I am getting an error when I am going to read a VCF file using scikit-allel library inside a docker image and os ubuntu 18.04. It shows that
raise RuntimeError('VCF file is missing mandatory header line ("#CHROM...")') RuntimeError: VCF file is missing mandatory header line ("#CHROM...")

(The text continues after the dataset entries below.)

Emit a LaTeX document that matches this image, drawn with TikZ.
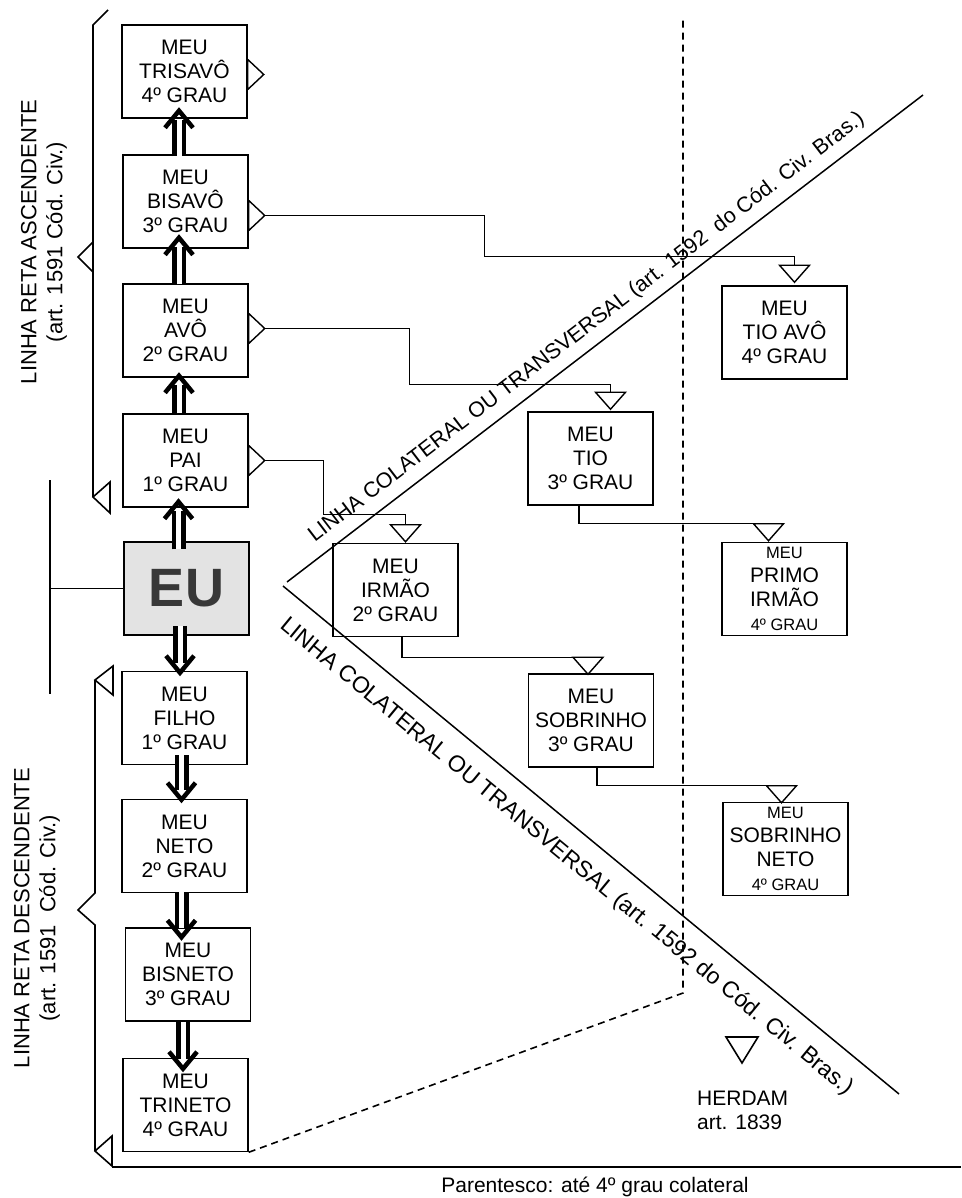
\documentclass[tikz,border=0pt]{standalone}
\usepackage{fontspec}
\setmainfont{Liberation Sans}
\usetikzlibrary{arrows.meta}

\definecolor{cinzaeu}{HTML}{E3E3E3}
\definecolor{letraeu}{HTML}{383838}

\newcommand{\fcaixa}{\fontsize{21}{24}\selectfont}
\newcommand{\fpeq}{\fontsize{16.5}{24}\selectfont}
\newcommand{\flado}{\fontsize{22}{26}\selectfont}
\newcommand{\fdiaga}{\fontsize{21.5}{24}\selectfont}
\newcommand{\fdiagb}{\fontsize{23}{26}\selectfont}

% seta dupla: #1 inicio, #2 ponta (coordenada), #3 recuo da asa (-17 sobe, 17 desce)
\newcommand{\setadupla}[3]{%
  \draw[dupla] (#1) -- ([yshift=#3*0.55pt]#2);
  \draw[ponta] ([xshift=-14pt,yshift=#3pt]#2) -- (#2) -- ([xshift=14pt,yshift=#3pt]#2);}

\tikzset{
  caixa/.style={draw, line width=1.5pt, minimum width=125pt, minimum height=93pt,
    inner sep=0pt, align=center, font=\fcaixa},
  caixaeu/.style={caixa, fill=cinzaeu, text=letraeu, font=\fontsize{54}{54}\selectfont\bfseries},
  liga/.style={line width=1.2pt},
  tri/.style={line width=1.4pt, fill=white},
  dupla/.style={double, double distance=5pt, line width=4.5pt},
  ponta/.style={line width=4.5pt, line join=miter, miter limit=10},
  chave/.style={line width=1.6pt},
  diag/.style={line width=1.5pt},
  tracejado/.style={line width=1.6pt, dash pattern=on 7pt off 5pt},
}

\begin{document}
\begin{tikzpicture}[x=1pt, y=-1pt]

\useasboundingbox (0,0) rectangle (961,1198);

% linha reta ascendente
\node[caixa] (trisavo) at (184.5,71.5) {MEU\\TRISAVÔ\\4º GRAU};
\node[caixa] (bisavo) at (185.5,201.5) {MEU\\BISAVÔ\\3º GRAU};
\node[caixa] (avo) at (185.5,330.5) {MEU\\AVÔ\\2º GRAU};
\node[caixa] (pai) at (185.5,460.5) {MEU\\PAI\\1º GRAU};
\node[caixaeu] (eu) at (186.5,588.5) {EU};

% linha reta descendente
\node[caixa] (filho) at (184.5,718) {MEU\\FILHO\\1º GRAU};
\node[caixa] (neto) at (184.5,846) {MEU\\NETO\\2º GRAU};
\node[caixa] (bisneto) at (188,974.5) {MEU\\BISNETO\\3º GRAU};
\node[caixa] (trineto) at (185.5,1105) {MEU\\TRINETO\\4º GRAU};

% linha colateral
\node[caixa] (irmao) at (395.5,590) {MEU\\IRMÃO\\2º GRAU};
\node[caixa] (tio) at (590.5,458.5) {MEU\\TIO\\3º GRAU};
\node[caixa] (sobrinho) at (591,720.5) {MEU\\SOBRINHO\\3º GRAU};
\node[caixa] (tioavo) at (784.5,332.5) {MEU\\TIO AVÔ\\4º GRAU};
\node[caixa] (primo) at (784.5,589) {{\fpeq MEU}\\PRIMO\\IRMÃO\\{\fpeq 4º GRAU}};
\node[caixa] (sobneto) at (785.5,849) {{\fpeq MEU}\\SOBRINHO\\NETO\\{\fpeq 4º GRAU}};

% setas duplas
\path ([xshift=-5.5pt,yshift=8pt]trisavo.south) coordinate (s1);
\path ([xshift=-6.5pt,yshift=11pt]bisavo.south) coordinate (s2);
\path ([xshift=-6.5pt,yshift=2pt]avo.south) coordinate (s3);
\path ([xshift=-7pt,yshift=6pt]pai.south) coordinate (s4);
\path ([xshift=-4.5pt,yshift=-2pt]filho.north) coordinate (s5);
\path ([xshift=-3pt,yshift=-1pt]neto.north) coordinate (s6);
\path ([xshift=-6.5pt,yshift=-10pt]bisneto.north) coordinate (s7);
\path ([xshift=-2.5pt,yshift=-11pt]trineto.north) coordinate (s8);

\setadupla{[xshift=-6.5pt,yshift=-2pt]bisavo.north}{s1}{-17}
\setadupla{[xshift=-6.5pt,yshift=-1pt]avo.north}{s2}{-17}
\setadupla{[xshift=-6.5pt]pai.north}{s3}{-17}
\setadupla{[xshift=-8pt,yshift=-8pt]eu.north}{s4}{-17}
\setadupla{[xshift=-6.5pt,yshift=10pt]eu.south}{s5}{17}
\setadupla{[xshift=-3pt,yshift=10pt]filho.south}{s6}{17}
\setadupla{[xshift=-3pt,yshift=1pt]neto.south}{s7}{17}
\setadupla{[xshift=-5pt]bisneto.south}{s8}{17}

% triangulos a direita
\path ([xshift=16pt,yshift=-3pt]trisavo.east) coordinate (ptrisavo);
\path ([xshift=16pt,yshift=-14pt]bisavo.east) coordinate (pbisavo);
\path ([xshift=16pt,yshift=2pt]avo.east) coordinate (pavo);
\path ([xshift=16pt]pai.east) coordinate (ppai);
\foreach \no in {ptrisavo,pbisavo,pavo,ppai}
  \draw[tri] (\no) -- ++(-16,-15) -- ++(0,30) -- cycle;

% triangulos de cima
\path ([xshift=10pt,yshift=20pt]tioavo.north) coordinate (ttioavo);
\path ([xshift=20pt,yshift=19pt]tio.north) coordinate (ttio);
\path ([xshift=10pt,yshift=18pt]irmao.north) coordinate (tirmao);
\path ([xshift=-3pt,yshift=16pt]sobrinho.north) coordinate (tsobrinho);
\path ([xshift=-16pt,yshift=18pt]primo.north) coordinate (tprimo);
\path ([xshift=-4pt,yshift=16pt]sobneto.north) coordinate (tsobneto);

% ligacoes
\draw[liga] (pbisavo) -| ++(220,41) -| (ttioavo);
\draw[liga] (pavo) -| ++(145,56) -| (ttio);
\draw[liga] (ppai) -| ++(59,54) -| (tirmao);
\draw[liga] ([xshift=-11.5pt]tio.south) |- (tprimo);
\draw[liga] ([xshift=6.5pt]irmao.south) |- (tsobrinho);
\draw[liga] ([xshift=6pt]sobrinho.south) |- (tsobneto);

\foreach \no in {ttioavo,ttio,tirmao,tsobrinho,tprimo,tsobneto}
  \draw[tri] ([xshift=-15pt]\no) -- ([xshift=15pt]\no) -- ([yshift=-17pt]\no) -- cycle;

% chave ascendente
\draw[chave] (108,10) -- (93,25) -- (93,497);
\draw[chave] (93,242) -- (78,257) -- (93,272);
\draw[chave] (93,497) -- (110,482) -- (110,513) -- cycle;

% chave descendente
\draw[chave] (95,680) -- (95,893) -- (78,910) -- (95,925) -- (95,1151);
\draw[chave] (95,680) -- (113,666) -- (113,695) -- cycle;
\draw[chave] (95,1151) -- (112,1136) -- (112,1166) -- cycle;
\draw[line width=2pt] (112,1167) -- (961,1167);

% eu
\coordinate (eixo) at (50,480);
\draw[liga] (eixo) -- ++(0,214);
\draw[liga] (eu.west) -- (eu.west -| eixo);

% limite do 4o grau
\coordinate (quebra) at (683,993);
\coordinate (topo) at (683,20);
\draw[tracejado] (trineto.south east) -- (quebra) -- (topo);

% linhas colaterais
\coordinate (vsup) at (287,582);
\coordinate (vinf) at (283,586);
\draw[diag] (vsup) -- (923,95) node[pos=0.49, sloped, above=9pt, inner sep=0pt, font=\fdiaga]
  {LINHA COLATERAL OU TRANSVERSAL (art. 1592\ \ do Cód. Civ. Bras.)};
\draw[diag] (vinf) -- (899,1094) node[pos=0.49, sloped, below=17pt, inner sep=0pt, font=\fdiagb]
  {LINHA COLATERAL OU TRANSVERSAL (art. 1592 do Cód. Civ. Bras.)};

% textos laterais
\node[rotate=90, align=center, font=\flado] (asc) at (44,242)
  {LINHA RETA ASCENDENTE\\(art. 1591 Cód. Civ.)};
\node[rotate=90, align=center, font=\flado] (desc) at (37,918)
  {LINHA RETA DESCENDENTE\\(art. 1591\ \ Cód. Civ.)};

% herdam
\draw[tri, line width=1.6pt] (726,1037) -- (758,1037) -- (742,1063) -- cycle;
\node[anchor=north west, align=left, font=\fcaixa, inner sep=0pt] (herdam) at (697,1091)
  {HERDAM\\art. 1839};

\node[anchor=base, font=\fcaixa] (parentesco) at (595,1192) {Parentesco: até 4º grau colateral};

\end{tikzpicture}
\end{document}
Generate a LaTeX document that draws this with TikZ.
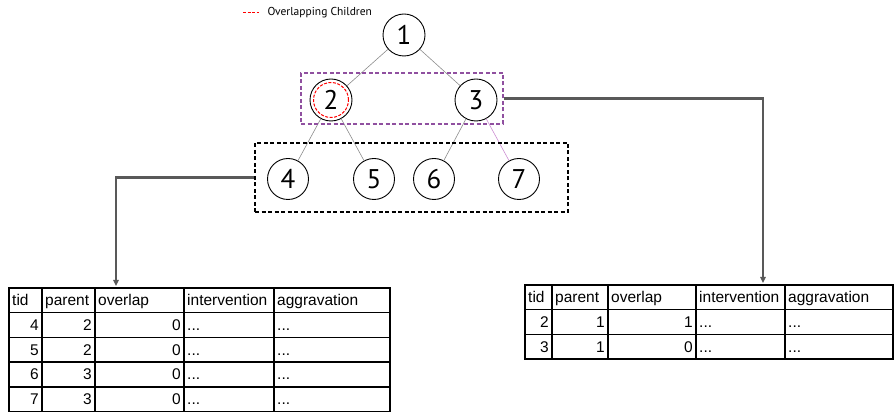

But in the VCF file is well-formatted.
Here is my code of how I applied :
import pandas as pd
import os
import numpy as np
import allel
import tkinter as tk
from tkinter import filedialog
import matplotlib.pyplot as plt
from scipy.stats import norm
GenomeVariantsInput = allel.read_vcf('quartet_variants_annotated.vcf', samples=['ISDBM322015'],fields=[ 'variants/CHROM', 'variants/ID', 'variants/REF',
'variants/ALT','calldata/GT'])
version what Installed : Python 3.6.9 Numpy 1.19.5 pandas 1.1.5 scikit-allel 1.3.5
You need to add a line like this in the first:
#CHROM POS ID REF ALT QUAL FILTER INFO FORMAT NA00001 NA00002 NA00003
but it's not static for all of the files, you have to make a Header
like above for your file. (I suggest try this header first and if it's got error then customize it)